In part, due to recent events in my life, I've thought a lot about the measure of one's life. It got me thinking about this song below.

Seasons of Love

Five hundred twenty-five thousand six hundred minutes,
Five hundred twenty-five thousand moments so dear.
Five hundred twenty-five thousand six hundred minutes
How do you measure, measure a year?

In daylights, in sunsets, in midnights
In cups of coffee
In inches, in miles, in laughter, in strife.

In five hundred twenty-five thousand six hundred minutes
How do you measure a year in the life?

How about love? Measure in love

[snip]

Five hundred twenty-five thousand six hundred minutes
Five hundred twenty-five thousand journeys to plan
Five hundred twenty-five thousand six hundred minutes
How do you measure the life of a woman or a man?

In truths that she learned
Or in times that he cried
In bridges he burned
Or the way that she died ...



Source: https://www.youtube.com/watch?v=UvyHuse6buY

So how about using love as a measure?

But Yin, what does that look like in the workplace? 

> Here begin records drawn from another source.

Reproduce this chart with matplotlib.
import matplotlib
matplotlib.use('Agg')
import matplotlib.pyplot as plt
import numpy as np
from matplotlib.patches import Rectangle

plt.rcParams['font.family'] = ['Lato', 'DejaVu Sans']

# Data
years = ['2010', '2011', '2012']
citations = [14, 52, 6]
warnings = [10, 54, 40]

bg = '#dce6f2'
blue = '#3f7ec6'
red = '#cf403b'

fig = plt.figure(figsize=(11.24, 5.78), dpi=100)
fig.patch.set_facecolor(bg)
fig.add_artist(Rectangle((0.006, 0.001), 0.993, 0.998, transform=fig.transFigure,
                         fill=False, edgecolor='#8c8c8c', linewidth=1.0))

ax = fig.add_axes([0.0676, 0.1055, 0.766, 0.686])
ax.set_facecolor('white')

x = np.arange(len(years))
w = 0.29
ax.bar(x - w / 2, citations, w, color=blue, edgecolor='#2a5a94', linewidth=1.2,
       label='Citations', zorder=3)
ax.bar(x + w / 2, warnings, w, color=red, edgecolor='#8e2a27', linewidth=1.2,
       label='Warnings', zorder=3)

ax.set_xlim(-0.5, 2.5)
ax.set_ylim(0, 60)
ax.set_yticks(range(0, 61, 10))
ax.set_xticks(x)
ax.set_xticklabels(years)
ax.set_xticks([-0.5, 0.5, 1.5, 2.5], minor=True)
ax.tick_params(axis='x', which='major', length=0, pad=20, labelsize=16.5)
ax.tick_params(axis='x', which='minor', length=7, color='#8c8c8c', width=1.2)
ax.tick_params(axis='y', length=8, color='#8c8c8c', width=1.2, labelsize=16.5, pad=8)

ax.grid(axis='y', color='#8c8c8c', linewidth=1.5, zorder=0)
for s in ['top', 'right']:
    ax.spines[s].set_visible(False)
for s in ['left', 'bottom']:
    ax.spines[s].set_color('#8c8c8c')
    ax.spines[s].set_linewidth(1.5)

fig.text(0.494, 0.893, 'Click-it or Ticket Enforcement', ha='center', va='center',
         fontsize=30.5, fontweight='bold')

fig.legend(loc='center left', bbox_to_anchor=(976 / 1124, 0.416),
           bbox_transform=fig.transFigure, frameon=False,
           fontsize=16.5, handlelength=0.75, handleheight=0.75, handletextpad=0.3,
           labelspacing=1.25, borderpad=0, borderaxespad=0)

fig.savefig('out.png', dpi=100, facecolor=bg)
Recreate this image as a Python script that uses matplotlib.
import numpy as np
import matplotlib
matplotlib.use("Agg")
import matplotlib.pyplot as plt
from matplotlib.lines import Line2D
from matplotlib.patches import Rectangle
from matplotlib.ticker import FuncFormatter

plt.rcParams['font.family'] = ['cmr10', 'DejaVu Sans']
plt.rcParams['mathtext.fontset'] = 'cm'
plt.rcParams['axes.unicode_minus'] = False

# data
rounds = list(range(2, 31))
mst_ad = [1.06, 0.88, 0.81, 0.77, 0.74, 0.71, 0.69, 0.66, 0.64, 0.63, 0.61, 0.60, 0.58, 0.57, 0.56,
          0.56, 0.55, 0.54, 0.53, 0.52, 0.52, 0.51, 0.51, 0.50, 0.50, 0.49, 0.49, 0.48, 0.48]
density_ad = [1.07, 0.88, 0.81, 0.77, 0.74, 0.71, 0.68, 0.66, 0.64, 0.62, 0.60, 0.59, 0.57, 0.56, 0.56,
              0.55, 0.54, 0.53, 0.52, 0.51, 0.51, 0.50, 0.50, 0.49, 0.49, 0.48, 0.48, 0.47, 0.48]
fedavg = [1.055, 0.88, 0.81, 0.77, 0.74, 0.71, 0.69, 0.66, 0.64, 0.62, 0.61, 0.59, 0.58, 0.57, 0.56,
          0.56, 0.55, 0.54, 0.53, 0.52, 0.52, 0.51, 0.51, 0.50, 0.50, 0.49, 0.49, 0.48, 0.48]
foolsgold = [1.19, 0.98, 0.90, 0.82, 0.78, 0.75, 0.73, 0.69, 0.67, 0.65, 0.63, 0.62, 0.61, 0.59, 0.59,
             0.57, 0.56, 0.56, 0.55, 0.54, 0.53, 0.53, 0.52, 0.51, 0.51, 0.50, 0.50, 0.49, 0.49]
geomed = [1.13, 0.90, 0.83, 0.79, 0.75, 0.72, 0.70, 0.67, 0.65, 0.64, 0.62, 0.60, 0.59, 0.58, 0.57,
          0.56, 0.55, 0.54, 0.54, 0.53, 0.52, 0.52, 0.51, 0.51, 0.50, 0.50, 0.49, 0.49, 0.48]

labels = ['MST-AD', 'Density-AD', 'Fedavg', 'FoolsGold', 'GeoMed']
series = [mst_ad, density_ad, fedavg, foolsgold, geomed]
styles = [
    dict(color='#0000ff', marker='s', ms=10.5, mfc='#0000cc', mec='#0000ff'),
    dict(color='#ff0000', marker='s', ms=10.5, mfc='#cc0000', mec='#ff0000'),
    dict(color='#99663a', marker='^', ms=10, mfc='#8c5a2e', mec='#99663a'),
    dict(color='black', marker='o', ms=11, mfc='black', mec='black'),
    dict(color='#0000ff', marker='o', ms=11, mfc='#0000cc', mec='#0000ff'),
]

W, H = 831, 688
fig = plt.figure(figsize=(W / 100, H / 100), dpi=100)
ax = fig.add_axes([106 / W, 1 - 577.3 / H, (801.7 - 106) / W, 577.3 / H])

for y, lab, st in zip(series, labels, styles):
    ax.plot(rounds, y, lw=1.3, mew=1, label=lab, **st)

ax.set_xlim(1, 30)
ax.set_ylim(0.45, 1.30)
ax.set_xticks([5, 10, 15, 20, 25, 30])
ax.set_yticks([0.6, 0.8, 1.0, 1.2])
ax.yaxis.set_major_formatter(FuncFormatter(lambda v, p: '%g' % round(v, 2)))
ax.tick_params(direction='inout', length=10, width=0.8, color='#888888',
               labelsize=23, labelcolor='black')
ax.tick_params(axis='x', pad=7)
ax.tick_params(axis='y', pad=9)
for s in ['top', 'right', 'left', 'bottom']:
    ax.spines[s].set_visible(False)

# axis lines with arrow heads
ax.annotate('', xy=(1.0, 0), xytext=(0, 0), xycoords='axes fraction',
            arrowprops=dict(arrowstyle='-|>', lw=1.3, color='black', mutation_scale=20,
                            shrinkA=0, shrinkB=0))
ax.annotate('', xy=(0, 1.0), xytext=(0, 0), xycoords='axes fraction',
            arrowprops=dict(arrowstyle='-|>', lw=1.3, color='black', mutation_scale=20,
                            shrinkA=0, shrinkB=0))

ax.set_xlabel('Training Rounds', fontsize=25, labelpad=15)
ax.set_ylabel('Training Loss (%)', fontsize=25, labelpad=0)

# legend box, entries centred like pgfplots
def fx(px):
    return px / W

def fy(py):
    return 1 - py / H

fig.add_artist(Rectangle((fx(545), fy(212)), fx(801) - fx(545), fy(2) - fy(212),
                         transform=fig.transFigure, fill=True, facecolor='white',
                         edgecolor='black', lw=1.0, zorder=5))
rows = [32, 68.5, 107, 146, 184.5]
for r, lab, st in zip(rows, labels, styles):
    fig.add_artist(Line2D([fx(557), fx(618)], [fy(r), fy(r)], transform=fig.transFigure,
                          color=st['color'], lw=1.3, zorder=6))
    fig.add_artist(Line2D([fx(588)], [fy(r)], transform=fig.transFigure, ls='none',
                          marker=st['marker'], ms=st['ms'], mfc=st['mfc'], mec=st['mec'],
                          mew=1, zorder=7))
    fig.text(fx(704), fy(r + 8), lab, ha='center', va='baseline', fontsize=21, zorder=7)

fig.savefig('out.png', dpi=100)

Love shows up at work, as ...

Passion. Creativity. Quality.

Sharing and Giving. Learning.

Lyrically, over "cups of coffee," "in laughter, in strife."

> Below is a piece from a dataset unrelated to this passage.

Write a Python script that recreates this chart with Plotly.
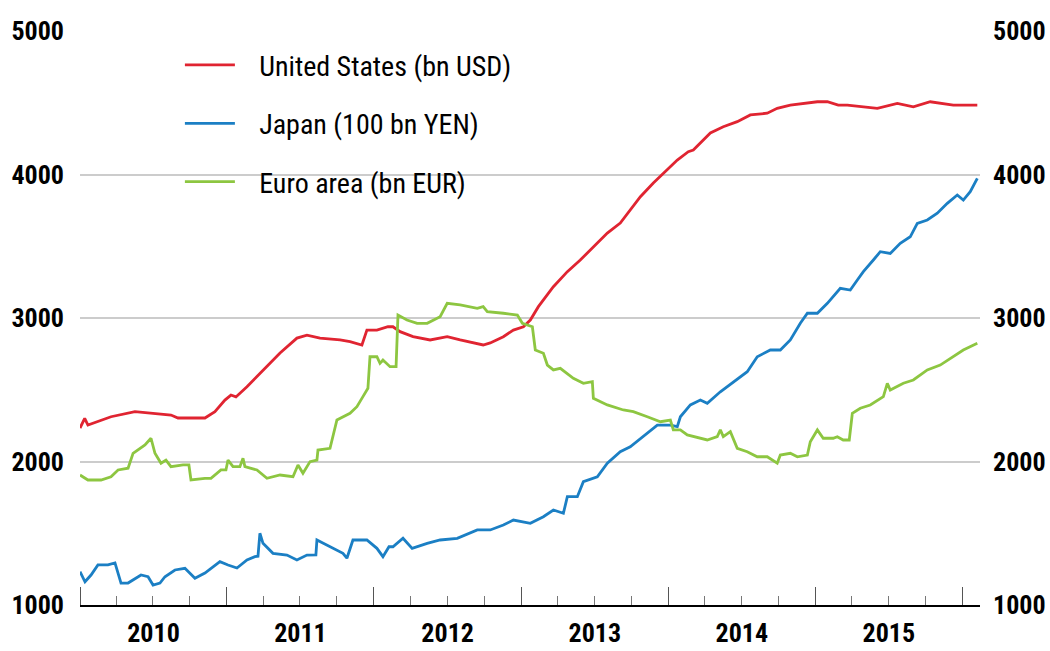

But Yin, these are all very abstract. 

Apparently, there is Unmistakable Evidence. Inc magazine had a writeup about 15 revealing signs you genuinely love what you do.

How many of their statements do you agree with or not?

#1 Yup, so many things I want to do!
#2 is the reason why I'm back even though my physician says I should stay away!
#7 Depends on the type of meeting, :)

So love for your work will show!

2 comments:

Tom said...

The Gross National Happiness Index has always interested me. I have real questions about the ability to do research/data gathering about much of anything that really matters and has deep substance and nuance. Most of what I've seen is either fairly trivial or reflective of practice devoid of sophistication and measured in simple ways.

Yin Wah Kreher said...

IMHO, the more complex/deceptively simple the concept, the more bloated the measurement instrument tends to be. The Gross National Happiness Index has multiple domains and 33 cluster indicators. Research is at once intriguing and frustrating when we attempt to "operationalize" and "measure" them. Social science research more so than others. :-). Less is at stake regarding love for one's work. I don't know that I care about measuring the capacity of one's happiness or the degree of one's "love" towards one's work. (Of course, the King of Bhutan thinks otherwise.) The influence of such mental states towards making a difference for good on self and others are what I consider to be more significant.